■ **Problem statement**
Take the lines of the data below from the very first through the line containing "not in holidays]" and output them exactly, pictures excluded.

■ **Data shown**
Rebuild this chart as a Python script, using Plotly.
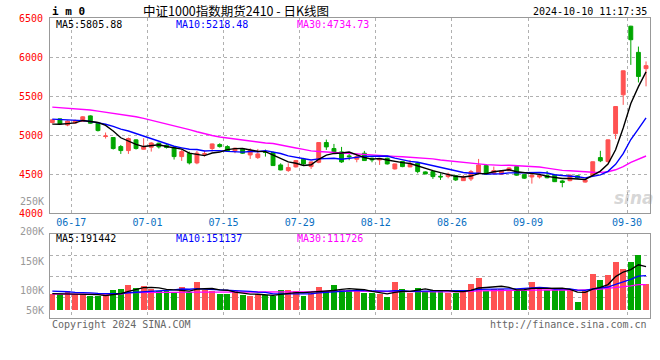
import plotly.graph_objects as go
import pandas as pd

# ---------------- data ----------------
holidays = ["2024-09-16", "2024-09-17", "2024-10-01", "2024-10-02",
            "2024-10-03", "2024-10-04", "2024-10-07"]
dates = [d.strftime("%Y-%m-%d") for d in pd.bdate_range("2024-06-13", "2024-10-10")
         if d.strftime("%Y-%m-%d") not in holidays]

opens = [5162, 5209, 5130, 5155, 5175, 5247, 5153, 4983, 4970, 4854,
         4803, 4940, 4820, 4845, 4897, 4871, 4843, 4726, 4765, 4645,
         4755, 4829, 4880, 4854, 4799, 4820, 4747, 4713, 4785, 4777,
         4619, 4547, 4594, 4692, 4598, 4653, 4906, 4829, 4786, 4735,
         4692, 4769, 4705, 4683, 4705, 4568, 4662, 4594, 4641, 4530,
         4534, 4474, 4470, 4480, 4418, 4440, 4512, 4611, 4512, 4500,
         4545, 4598, 4495, 4465, 4465, 4485, 4488, 4414, 4418, 4480,
         4400, 4482, 4713, 4662, 5020, 5517, 6395, 6060, 5852]
highs = [5205, 5213, 5190, 5200, 5245, 5255, 5166, 5034, 4975, 4875,
         4970, 4948, 4961, 4910, 4905, 4884, 4858, 4811, 4790, 4799,
         4803, 4893, 4897, 4871, 4841, 4833, 4833, 4824, 4816, 4790,
         4640, 4640, 4683, 4709, 4662, 4906, 4944, 4888, 4850, 4770,
         4769, 4799, 4713, 4705, 4713, 4636, 4670, 4683, 4653, 4538,
         4555, 4512, 4521, 4491, 4491, 4555, 4696, 4628, 4598, 4552,
         4590, 4603, 4500, 4495, 4505, 4542, 4495, 4425, 4500, 4487,
         4435, 4662, 4800, 4945, 5370, 5828, 6400, 6134, 5944]
lows = [5150, 5140, 5115, 5150, 5170, 5145, 5047, 4957, 4816, 4760,
        4760, 4816, 4816, 4790, 4829, 4829, 4688, 4671, 4625, 4628,
        4726, 4790, 4841, 4790, 4769, 4760, 4696, 4696, 4726, 4606,
        4551, 4530, 4585, 4619, 4568, 4641, 4811, 4777, 4645, 4680,
        4653, 4671, 4653, 4619, 4624, 4560, 4590, 4590, 4512, 4500,
        4440, 4427, 4448, 4414, 4414, 4414, 4500, 4491, 4491, 4490,
        4540, 4480, 4440, 4380, 4445, 4448, 4400, 4333, 4410, 4445,
        4392, 4478, 4655, 4650, 4950, 5388, 5900, 5675, 5625]
closes = [5196, 5145, 5180, 5187, 5235, 5153, 5059, 4990, 4829, 4803,
          4957, 4829, 4854, 4900, 4850, 4843, 4726, 4790, 4645, 4770,
          4763, 4888, 4854, 4799, 4833, 4769, 4807, 4760, 4780, 4611,
          4555, 4585, 4675, 4632, 4658, 4906, 4850, 4786, 4658, 4725,
          4726, 4675, 4683, 4696, 4632, 4632, 4598, 4628, 4534, 4504,
          4470, 4466, 4500, 4427, 4457, 4534, 4619, 4500, 4547, 4543,
          4580, 4488, 4450, 4488, 4483, 4455, 4405, 4395, 4488, 4452,
          4427, 4660, 4672, 4940, 5367, 5824, 6222, 5752, 5890]
volumes = [70700, 70700, 82300, 70700, 70700, 62000, 60600, 64900, 89500, 93800,
           111100, 98100, 106800, 93800, 82300, 82300, 79400, 102500, 79400, 124100,
           89500, 85100, 72200, 72200, 82300, 67800, 63500, 70700, 64900, 63500,
           89500, 89500, 85100, 63500, 75000, 102500, 85100, 111100, 89500, 89500,
           89500, 75000, 75000, 70700, 56300, 121200, 93800, 75000, 98100, 82300,
           89500, 89500, 75000, 75000, 85100, 115400, 141400, 85100, 93800, 93800,
           89500, 89500, 89500, 121200, 93800, 89500, 89500, 93800, 93800, 37500,
           82300, 158700, 132800, 154400, 210700, 180400, 210700, 238100, 115400]

# moving-average values at the left edge (they depend on days before the window)
ma5_head = [5142, 5140, 5148, 5158]
ma10_head = [5205, 5202, 5198, 5192, 5186, 5176, 5160, 5140, 5112]
ma30_head = [5359, 5352, 5346, 5340, 5333, 5322, 5308, 5294, 5281, 5268,
             5252, 5236, 5216, 5193, 5170, 5147, 5122, 5097, 5071, 5044,
             5018, 4996, 4976, 4962, 4950, 4937, 4925, 4912, 4900]
vma5_head = [74000, 73000, 72500, 72500]
vma10_head = [85100, 85100, 82000, 79400, 79400, 77000, 75000, 75000, 74500]
vma30_head = [72200, 72200, 72200, 72200, 72200, 72200, 72200, 72200, 72200, 72200,
              78000, 78500, 79000, 79400, 79400, 79400, 79400, 79600, 79800, 80000,
              80000, 80200, 80200, 80400, 80400, 80500, 80600, 80700, 80800]

ma_labels = ["MA5:5805.88", "MA10:5218.48", "MA30:4734.73"]
vma_labels = ["MA5:191442", "MA10:151137", "MA30:111726"]

tick_dates = ["2024-06-17", "2024-07-01", "2024-07-15", "2024-07-29",
              "2024-08-12", "2024-08-26", "2024-09-09", "2024-09-30"]
tick_labels = ["06-17", "07-01", "07-15", "07-29", "08-12", "08-26", "09-09", "09-30"]
price_ticks = [4000, 4500, 5000, 5500, 6000, 6500]
vol_label_text = ["250K", "200K", "150K", "100K", "50K"]

# ---------------- helpers ----------------
def ma(values, n, head):
    s = pd.Series(values, dtype=float).rolling(n).mean().tolist()
    return list(head) + s[n - 1:]

ma5 = ma(closes, 5, ma5_head)
ma10 = ma(closes, 10, ma10_head)
ma30 = ma(closes, 30, ma30_head)
vma5 = ma(volumes, 5, vma5_head)
vma10 = ma(volumes, 10, vma10_head)
vma30 = ma(volumes, 30, vma30_head)

RED = "#ff5252"
GREEN = "#00a600"
GRAY = "#999999"
GRID = "#b0b0b0"
MONO = "DejaVu Sans Mono"
XBLUE = "#0a6fc2"

W, H = 660, 360
ML, MR, MT, MB = 50, 10, 18, 42
PW, PH = W - ML - MR, H - MT - MB

def px_x(p):
    return (p - ML) / PW

def px_y(p):
    return (H - MB - p) / PH

x = list(range(len(dates)))
xr = [-0.302, 78.52]
tickpos = [dates.index(d) + 0.5 for d in tick_dates]
vr = [-31600, 330800]
vgrid = [vr[0] + k * (vr[1] - vr[0]) / 4 for k in (1, 2, 3)]

fig = go.Figure()
fig.add_trace(go.Candlestick(
    x=x, open=opens, high=highs, low=lows, close=closes,
    increasing=dict(line=dict(color=RED, width=1), fillcolor=RED),
    decreasing=dict(line=dict(color=GREEN, width=1), fillcolor=GREEN),
    whiskerwidth=0, xaxis="x", yaxis="y", hoverinfo="skip", showlegend=False))
for vals, col in [(ma30, "#ff00ff"), (ma10, "#0000ff"), (ma5, "#000000")]:
    fig.add_trace(go.Scatter(x=x, y=vals, mode="lines", line=dict(color=col, width=1.4),
                             xaxis="x", yaxis="y", hoverinfo="skip", showlegend=False))

vol_colors = [RED if c >= o else GREEN for o, c in zip(opens, closes)]
fig.add_trace(go.Bar(x=x, y=volumes, width=0.78,
                     marker=dict(color=vol_colors, line=dict(width=0)),
                     xaxis="x2", yaxis="y2", hoverinfo="skip", showlegend=False))
for vals, col in [(vma30, "#ff00ff"), (vma10, "#0000ff"), (vma5, "#000000")]:
    fig.add_trace(go.Scatter(x=x, y=vals, mode="lines", line=dict(color=col, width=1.3),
                             xaxis="x2", yaxis="y2", hoverinfo="skip", showlegend=False))

main_bottom = px_y(213.3)
vol_top = px_y(234.3)

common_x = dict(range=xr, showgrid=True, gridcolor=GRID, griddash="dot", gridwidth=1,
                showline=True, linecolor=GRAY, linewidth=1, mirror=True, ticks="",
                zeroline=False, tickmode="array", tickvals=tickpos, automargin=False)
fig.update_layout(
    template="none",
    width=W, height=H, margin=dict(l=ML, r=MR, t=MT, b=MB, autoexpand=False),
    paper_bgcolor="white", plot_bgcolor="white", showlegend=False,
    boxgap=0.27, bargap=0, hovermode=False,
    xaxis=dict(**common_x, domain=[0, 1], anchor="y", ticktext=tick_labels,
               tickfont=dict(family=MONO, size=10, color=XBLUE),
               rangeslider=dict(visible=False)),
    yaxis=dict(domain=[main_bottom, 1], range=[4000, 6500], tickmode="array",
               tickvals=price_ticks, ticktext=[str(v) for v in price_ticks],
               tickfont=dict(family=MONO, size=10, color="#ff0000"),
               showgrid=True, gridcolor=GRID, griddash="dot", gridwidth=1,
               showline=True, linecolor=GRAY, linewidth=1, mirror=True,
               ticks="", zeroline=False, ticklabelstandoff=4, anchor="x",
               automargin=False),
    xaxis2=dict(**common_x, domain=[0, 1], anchor="y2", showticklabels=False),
    yaxis2=dict(domain=[0, vol_top], range=vr, tickmode="array", tickvals=vgrid,
                showticklabels=False, showgrid=True, gridcolor=GRID, griddash="dot",
                gridwidth=1, showline=True, linecolor=GRAY, linewidth=1, mirror=True,
                ticks="", zeroline=False, anchor="x2", automargin=False),
)

ann = []
def text(s, xp, yp, color="#000", size=10, anchor="left", family=MONO, **kw):
    ann.append(dict(text=s, x=px_x(xp), y=px_y(yp), xref="paper", yref="paper",
                    xanchor=anchor, yanchor="middle", showarrow=False,
                    font=dict(family=family, size=size, color=color), **kw))

# header
text("<b>i m 0</b>", 50, 11.5, size=11)
text("中证1000指数期货2410 - 日K线图", 236, 10, size=12.5, anchor="center",
     family="Noto Sans CJK SC")
text("2024-10-10 11:17:35", 649, 11.5, anchor="right")
# MA legends
for s, xp, col in zip(ma_labels, [54, 174, 294.5], ["#000000", "#0000ff", "#ff00ff"]):
    text(s, xp, 24.5, color=col)
for s, xp, col in zip(vma_labels, [54, 174, 294.5], ["#000000", "#0000ff", "#ff00ff"]):
    text(s, xp, 238.5, color=col)
# volume axis labels
for s, yp in zip(vol_label_text, [201, 231, 261, 290, 310]):
    text(s, 46, yp, color=GRAY, anchor="right")
# footer
text("Copyright 2024 SINA.COM", 50, 324, color="#666666")
text("http://finance.sina.com.cn", 649, 324, color="#666666", anchor="right")
# watermark
text("<b><i>sina</i></b>", 634, 198, color="rgba(150,150,150,0.4)", size=17,
     anchor="center", family="DejaVu Sans")

fig.update_layout(annotations=ann)
fig.write_html("out.html", config={"displayModeBar": False},
               post_script="document.body.style.margin='0';document.body.style.padding='0';")
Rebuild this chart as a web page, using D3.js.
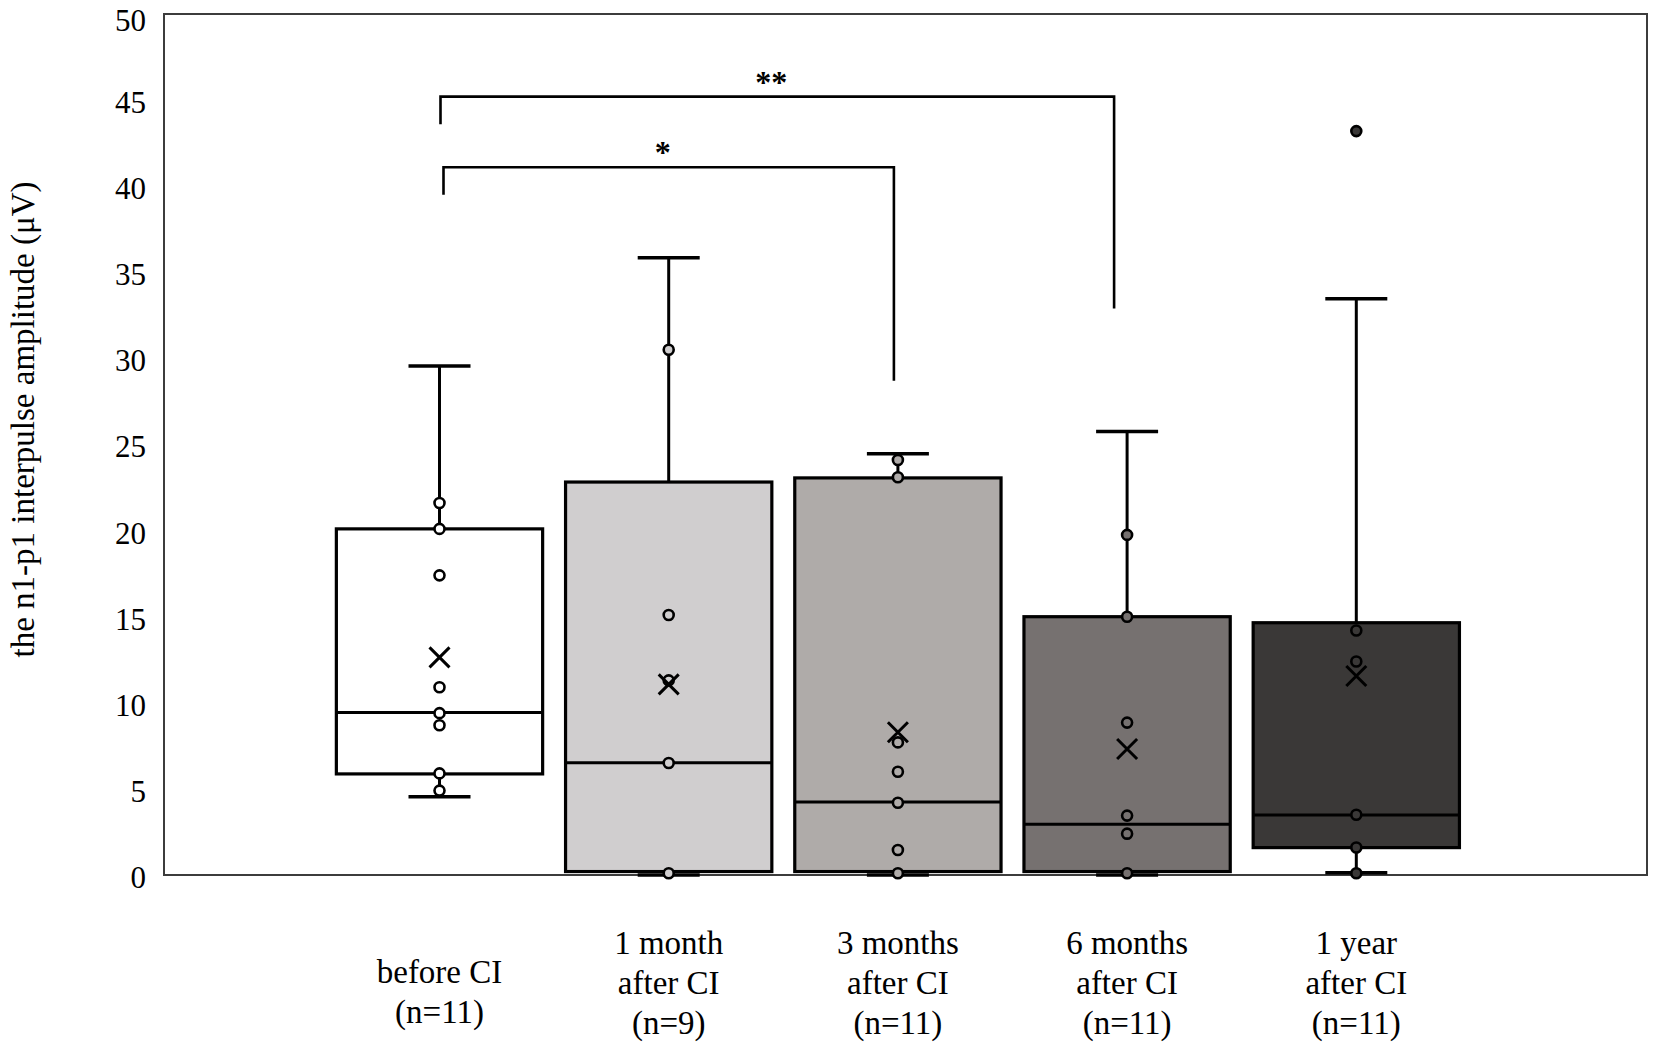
<!DOCTYPE html>
<html>
<head>
<meta charset="utf-8">
<script src="https://cdn.jsdelivr.net/npm/d3@7"></script>
<style>
  html, body { margin: 0; padding: 0; background: #ffffff; }
  svg { display: block; }
  text { font-family: "Liberation Serif", "Times New Roman", serif; fill: #000; }
</style>
</head>
<body>
<svg id="chart" width="1654" height="1048"></svg>
<script>
// ---------- data ----------
const categories = ["before CI", "1 month after CI", "3 months after CI", "6 months after CI", "1 year after CI"];
const labelLines = [
  ["before CI", "(n=11)"],
  ["1 month", "after CI", "(n=9)"],
  ["3 months", "after CI", "(n=11)"],
  ["6 months", "after CI", "(n=11)"],
  ["1 year", "after CI", "(n=11)"]
];
const mins    = [4.55, 0, 0, 0, 0.13];
const q1s     = [5.87, 0.2, 0.2, 0.2, 1.59];
const medians = [9.43, 6.52, 4.24, 2.94, 3.48];
const q3s     = [20.1, 22.82, 23.06, 15.0, 14.65];
const maxs    = [29.56, 35.85, 24.47, 25.75, 33.47];
const means   = [12.64, 11.07, 8.29, 7.32, 11.56];
const innerPoints = [
  [21.6, 20.1, 17.4, 10.9, 9.4, 8.7, 5.9, 4.9],
  [30.5, 15.1, 11.3, 6.5, 0.1],
  [24.1, 23.1, 7.7, 6.0, 4.2, 1.45, 0.1],
  [19.75, 15.0, 8.85, 3.45, 2.4, 0.1],
  [14.2, 12.4, 3.5, 1.6, 0.1]
];
const outliers = [[], [], [], [], [43.2]];
const fills = ["#ffffff", "#d0cecf", "#afaba9", "#767170", "#3a3837"];
const yTicks = [0, 5, 10, 15, 20, 25, 30, 35, 40, 45, 50];
const yTitle = "the n1-p1 interpulse amplitude (\u03bcV)";
// significance brackets: from/to category index, bar height, leg ends (values)
const brackets = [
  { from: 0, to: 3, top: 45.2, leftEnd: 43.6, rightEnd: 32.9, label: "**" },
  { from: 0, to: 2, top: 41.1, leftEnd: 39.5, rightEnd: 28.7, label: "*" }
];

// ---------- layout ----------
const plotLeft = 164, plotRight = 1647, plotTop = 14, plotBottom = 875;
const svg = d3.select("#chart");

const y = d3.scaleLinear().domain([0, 50]).range([plotBottom, plotTop]);
const x = d3.scaleBand().domain(categories).range([324.9, 1470.9]).paddingInner(0.1).paddingOuter(0.05);
const cx = i => x(categories[i]) + x.bandwidth() / 2;

// frame
svg.append("rect")
  .attr("x", plotLeft).attr("y", plotTop)
  .attr("width", plotRight - plotLeft).attr("height", plotBottom - plotTop)
  .attr("fill", "none").attr("stroke", "#3c3c3c").attr("stroke-width", 2);

// y axis via d3 axis (labels only)
const yAxis = d3.axisLeft(y).tickValues(yTicks).tickSize(0).tickPadding(18).tickFormat(d3.format("d"));
const gy = svg.append("g").attr("transform", `translate(${plotLeft},0)`).call(yAxis);
gy.select(".domain").remove();
gy.selectAll("text")
  .style("font-family", '"Liberation Serif", "Times New Roman", serif')
  .style("font-size", "31px").attr("fill", "#000")
  .attr("dy", d => d === 50 ? "0.52em" : "0.4em");

// y title
svg.append("text")
  .attr("transform", `translate(34,${(plotTop + plotBottom) / 2 - 25}) rotate(-90)`)
  .attr("text-anchor", "middle")
  .style("font-size", "33px")
  .text(yTitle);

// boxes
const capHalf = 31;
categories.forEach((c, i) => {
  const g = svg.append("g");
  const xc = cx(i);
  const bw = x.bandwidth();
  // whiskers
  g.append("line").attr("x1", xc).attr("x2", xc).attr("y1", y(q3s[i])).attr("y2", y(maxs[i]))
    .attr("stroke", "#000").attr("stroke-width", 3);
  g.append("line").attr("x1", xc).attr("x2", xc).attr("y1", y(q1s[i])).attr("y2", y(mins[i]))
    .attr("stroke", "#000").attr("stroke-width", 3);
  // caps
  [maxs[i], mins[i]].forEach(v => {
    g.append("line").attr("x1", xc - capHalf).attr("x2", xc + capHalf).attr("y1", y(v)).attr("y2", y(v))
      .attr("stroke", "#000").attr("stroke-width", 3.5);
  });
  // box
  g.append("rect")
    .attr("x", x(c)).attr("y", y(q3s[i]))
    .attr("width", bw).attr("height", y(q1s[i]) - y(q3s[i]))
    .attr("fill", fills[i]).attr("stroke", "#000").attr("stroke-width", 3.2);
  // median
  g.append("line").attr("x1", x(c)).attr("x2", x(c) + bw).attr("y1", y(medians[i])).attr("y2", y(medians[i]))
    .attr("stroke", "#000").attr("stroke-width", 3);
  // inner points
  g.selectAll("circle.pt").data(innerPoints[i].concat(outliers[i])).join("circle")
    .attr("class", "pt")
    .attr("cx", xc).attr("cy", d => y(d)).attr("r", 5)
    .attr("fill", fills[i]).attr("stroke", "#000").attr("stroke-width", 2.6);
  // mean marker (x)
  const m = y(means[i]), s = 10;
  g.append("path")
    .attr("d", `M${xc - s},${m - s}L${xc + s},${m + s}M${xc - s},${m + s}L${xc + s},${m - s}`)
    .attr("stroke", "#000").attr("stroke-width", 3).attr("fill", "none");
});

// x category labels
const lineH = 40;
labelLines.forEach((lines, i) => {
  const first = lines.length === 3 ? 954 : 983;
  const t = svg.append("text").attr("text-anchor", "middle").style("font-size", "33px");
  lines.forEach((ln, k) => {
    t.append("tspan").attr("x", cx(i)).attr("y", first + k * lineH).text(ln);
  });
});

// significance brackets
const legShift = [[1, -13], [4, -4]];
brackets.forEach((b, k) => {
  const xl = cx(b.from) + legShift[k][0];
  const xr = cx(b.to) + legShift[k][1];
  svg.append("path")
    .attr("d", `M${xl},${y(b.leftEnd)}V${y(b.top)}H${xr}V${y(b.rightEnd)}`)
    .attr("fill", "none").attr("stroke", "#000").attr("stroke-width", 2.6);
  svg.append("text")
    .attr("x", (xl + xr) / 2 - 6).attr("y", y(b.top) - 4)
    .attr("text-anchor", "middle").style("font-size", "32px").style("font-weight", "bold")
    .text(b.label);
});
</script>
</body>
</html>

■ **Exercise response**
Rebuild this chart as a Python script, using Plotly.
import plotly.graph_objects as go
import pandas as pd

# ---------------- data ----------------
holidays = ["2024-09-16", "2024-09-17", "2024-10-01", "2024-10-02",
            "2024-10-03", "2024-10-04", "2024-10-07"]
dates = [d.strftime("%Y-%m-%d") for d in pd.bdate_range("2024-06-13", "2024-10-10")
         if d.strftime("%Y-%m-%d") not in holidays]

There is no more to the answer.